Monday, January 24, 2011
Thanks for Asking, Taco Bell!
What next? I'm just chock-full of suggestions for you, young man!
1) Complain loudly to the restaurant management that someone has slipped you the food equivalent of a whoopie cushion- perhaps made by the same company that produces those ridiculously noisy Kit Kat Bars which also exist only on television.
2) Ask those pretty girls if they MIND if you continue to eat your dinner without having to feel awkward by their turning around every time you take a freaking bite. Given the ages of these customers, my guess is that this guy could blather away at high volume on his cell phone and get less reaction. I mean, this IS a fast-food joint, not a library, right?
3) Realize that those pretty girls can't hear your thought bubbles (we viewers should be so lucky.) They can't tell how cool and suave you are with the ladies, because while you are thinking these witty (in your mind) thoughts, they just see a dumbstruck doofus holding a pile of poison wrapped in empty carbs.
4) Along the same lines- stop looking at the girls you Know You'll Never Talk To, You Loser and start planning on how you are going to work off the fatty, salty, greasy crap you are shoveling into your body. I suggest a nice jog to the moon.

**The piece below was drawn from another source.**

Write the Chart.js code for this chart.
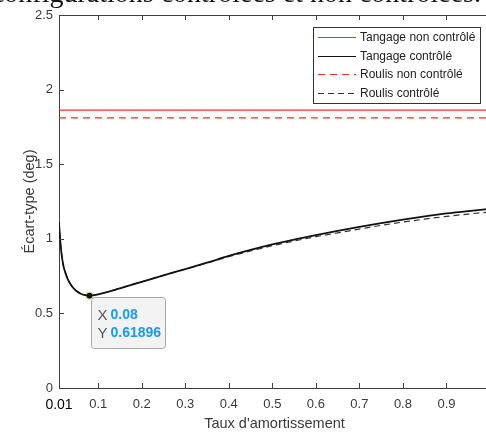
<!DOCTYPE html>
<html>
<head>
<meta charset="utf-8">
<script src="https://cdn.jsdelivr.net/npm/chart.js@4.4.1/dist/chart.umd.min.js"></script>
<style>
  html, body { margin: 0; padding: 0; background: #fff; overflow: hidden; width: 486px; height: 435px; }
  #wrap { position: relative; width: 505px; height: 435px; }
  #cap { position: absolute; right: 24px; top: -23px; font-family: 'Liberation Serif', serif; font-size: 28px; white-space: nowrap; color: #111; }
</style>
</head>
<body>
<div id="wrap">
  <canvas id="chart" width="505" height="435"></canvas>
  <div id="cap">configurations contrôlées et non contrôlées.</div>
</div>
<script>
// damping ratio samples
const dampX = [0.01, 0.012, 0.015, 0.02, 0.025, 0.03, 0.04, 0.05, 0.06, 0.07, 0.08, 0.1, 0.15, 0.2, 0.25, 0.3, 0.35,
               0.4, 0.45, 0.5, 0.55, 0.6, 0.65, 0.7, 0.75, 0.8, 0.85, 0.9, 0.95, 1.0];
const pitchCtrl = [1.11, 1.02, 0.92, 0.82, 0.77, 0.73, 0.68, 0.65, 0.632, 0.623, 0.619, 0.628, 0.668, 0.712, 0.755,
                   0.797, 0.84, 0.885, 0.925, 0.962, 0.995, 1.025, 1.053, 1.08, 1.105, 1.128, 1.15, 1.17, 1.186, 1.2];
const rollCtrl = [1.11, 1.02, 0.92, 0.82, 0.77, 0.73, 0.68, 0.65, 0.632, 0.623, 0.619, 0.628, 0.668, 0.712, 0.755,
                  0.796, 0.838, 0.88, 0.918, 0.954, 0.985, 1.014, 1.04, 1.065, 1.09, 1.112, 1.132, 1.15, 1.166, 1.18];
// uncontrolled: constant levels
const freeX = [0.01, 1.0];
const pitchFree = [1.863, 1.863];
const rollFree = [1.81, 1.81];

const seriesNames = ['Tangage non contrôlé', 'Tangage contrôlé', 'Roulis non contrôlé', 'Roulis contrôlé'];

const xTicks = [0.01, 0.1, 0.2, 0.3, 0.4, 0.5, 0.6, 0.7, 0.8, 0.9, 1.0];
const xTickLabels = ['0.01', '0.1', '0.2', '0.3', '0.4', '0.5', '0.6', '0.7', '0.8', '0.9', '1'];
const yTicks = [0, 0.5, 1, 1.5, 2, 2.5];
const yTickLabels = ['0', '0.5', '1', '1.5', '2', '2.5'];

// data tip
const tipX = 0.08;
const tipY = 0.61896;

const axisColor = '#404040';
const font = 'Liberation Sans';

function pts(xs, ys) {
    return xs.map((v, i) => ({ x: v, y: ys[i] }));
}

// inner ticks + top edge, MATLAB style
const axisDecor = {
    id: 'axisDecor',
    afterDraw(chart) {
        const { ctx, chartArea: a, scales: { x, y } } = chart;
        ctx.save();
        ctx.strokeStyle = axisColor;
        ctx.lineWidth = 1;
        ctx.beginPath();
        ctx.moveTo(a.left, a.top + 0.5);
        ctx.lineTo(a.right, a.top + 0.5);
        x.ticks.forEach(t => {
            const px = Math.round(x.getPixelForValue(t.value)) + 0.5;
            ctx.moveTo(px, a.bottom); ctx.lineTo(px, a.bottom - 5);
            ctx.moveTo(px, a.top); ctx.lineTo(px, a.top + 5);
        });
        y.ticks.forEach(t => {
            const py = Math.round(y.getPixelForValue(t.value)) + 0.5;
            ctx.moveTo(a.left, py); ctx.lineTo(a.left + 5, py);
        });
        ctx.stroke();
        ctx.restore();
    }
};

// boxed legend in the top right of the axes
const boxLegend = {
    id: 'boxLegend',
    afterDraw(chart) {
        const { ctx, chartArea: a } = chart;
        const w = 167, h = 76;
        const left = a.right - 10 - w, top = a.top + 12;
        ctx.save();
        ctx.fillStyle = '#fff';
        ctx.fillRect(left, top, w, h);
        ctx.strokeStyle = '#333';
        ctx.lineWidth = 1;
        ctx.strokeRect(left + 0.5, top + 0.5, w, h);
        ctx.font = '12px ' + font;
        ctx.textBaseline = 'middle';
        const sets = chart.data.datasets.filter(d => !d.hideInLegend);
        sets.forEach((d, i) => {
            const yy = Math.round(top + 10 + i * 18.5) + 0.5;
            ctx.strokeStyle = d.borderColor;
            ctx.lineWidth = 1;
            ctx.setLineDash(d.borderDash || []);
            ctx.beginPath();
            ctx.moveTo(left + 5, yy);
            ctx.lineTo(left + 43, yy);
            ctx.stroke();
            ctx.setLineDash([]);
            ctx.fillStyle = '#222';
            ctx.fillText(d.label, left + 47, yy);
        });
        ctx.restore();
    }
};

// data tip box next to the minimum
const dataTip = {
    id: 'dataTip',
    afterDraw(chart) {
        const { ctx, scales: { x, y } } = chart;
        const px = x.getPixelForValue(tipX), py = y.getPixelForValue(tipY);
        const left = Math.round(px + 2) + 0.5, top = Math.round(py + 1) + 0.5;
        const w = 74, h = 51;
        ctx.save();
        ctx.beginPath();
        ctx.roundRect(left, top, w, h, 3);
        ctx.fillStyle = '#f3f3f3';
        ctx.fill();
        ctx.strokeStyle = '#a6a6a6';
        ctx.lineWidth = 1;
        ctx.stroke();
        ctx.textBaseline = 'middle';
        ctx.font = '15px ' + font;
        ctx.fillStyle = '#555';
        ctx.fillText('X', left + 6, top + 18);
        ctx.fillText('Y', left + 6, top + 36);
        ctx.font = 'bold 14px ' + font;
        ctx.fillStyle = '#1a9af0';
        ctx.fillText(String(tipX), left + 19, top + 18);
        ctx.fillText(String(tipY), left + 19, top + 36);
        ctx.restore();
    }
};

const ctx = document.getElementById('chart').getContext('2d');
new Chart(ctx, {
    type: 'scatter',
    data: {
        datasets: [
            {
                label: seriesNames[0],
                data: pts(freeX, pitchFree),
                showLine: true,
                borderColor: '#ff2a2a',
                borderWidth: 1.3,
                pointRadius: 0
            },
            {
                label: seriesNames[1],
                data: pts(dampX, pitchCtrl),
                showLine: true,
                borderColor: '#111',
                borderWidth: 1.8,
                cubicInterpolationMode: 'monotone',
                pointRadius: 0
            },
            {
                label: seriesNames[2],
                data: pts(freeX, rollFree),
                showLine: true,
                borderColor: '#ff2a2a',
                borderWidth: 1.3,
                borderDash: [7, 5],
                pointRadius: 0
            },
            {
                label: seriesNames[3],
                data: pts(dampX, rollCtrl),
                showLine: true,
                borderColor: '#333',
                borderWidth: 1.2,
                borderDash: [6, 4],
                cubicInterpolationMode: 'monotone',
                pointRadius: 0
            },
            {
                label: 'tip',
                hideInLegend: true,
                data: [{ x: tipX, y: tipY }],
                pointRadius: 3.5,
                pointBackgroundColor: '#111',
                pointBorderColor: '#e9e2a0',
                pointBorderWidth: 1
            }
        ]
    },
    options: {
        responsive: false,
        animation: false,
        events: [],
        layout: { padding: { top: 15, right: 15, left: 0, bottom: 0 } },
        plugins: {
            legend: { display: false },
            tooltip: { enabled: false }
        },
        scales: {
            x: {
                type: 'linear',
                min: 0.01,
                max: 1.0,
                afterBuildTicks: s => { s.ticks = xTicks.map(v => ({ value: v })); },
                afterFit: s => { s.height = 47; },
                grid: { display: false, drawTicks: false },
                border: { display: true, color: axisColor, width: 1 },
                ticks: {
                    autoSkip: false,
                    maxRotation: 0,
                    padding: 9,
                    callback: (v, i) => xTickLabels[i],
                    color: c => c.index === 0 ? '#000' : '#3a3a3a',
                    font: c => ({ family: font, size: c.index === 0 ? 14 : 13 })
                },
                title: {
                    display: true,
                    text: "Taux d'amortissement",
                    color: '#3a3a3a',
                    font: { family: font, size: 14.5 },
                    padding: { top: 0, bottom: 2 }
                }
            },
            y: {
                min: 0,
                max: 2.5,
                afterBuildTicks: s => { s.ticks = yTicks.map(v => ({ value: v })); },
                afterFit: s => { s.width = 59; },
                grid: { display: false, drawTicks: false },
                border: { display: true, color: axisColor, width: 1 },
                ticks: {
                    padding: 6,
                    callback: (v, i) => yTickLabels[i],
                    color: '#3a3a3a',
                    font: { family: font, size: 13 }
                },
                title: {
                    display: true,
                    text: 'Écart-type (deg)',
                    color: '#3a3a3a',
                    font: { family: font, size: 14.5 },
                    padding: { top: 21, bottom: 0 }
                }
            }
        }
    },
    plugins: [axisDecor, boxLegend, dataTip]
});
</script>
</body>
</html>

Or, just keep doing what you planned- sit there quietly, waiting for the pretty girls to leave, so they won't notice that you wet your pants when they actually acknowledged your existence for a moment. When you go home, change your pants, go online, and tell all your Facebook Friends about how you hit it off with these two awesome chicks you met at Taco Bell.
Then never go to that Taco Bell again, because you've been banned for the mess you left on the floor. Your arteries will thank you.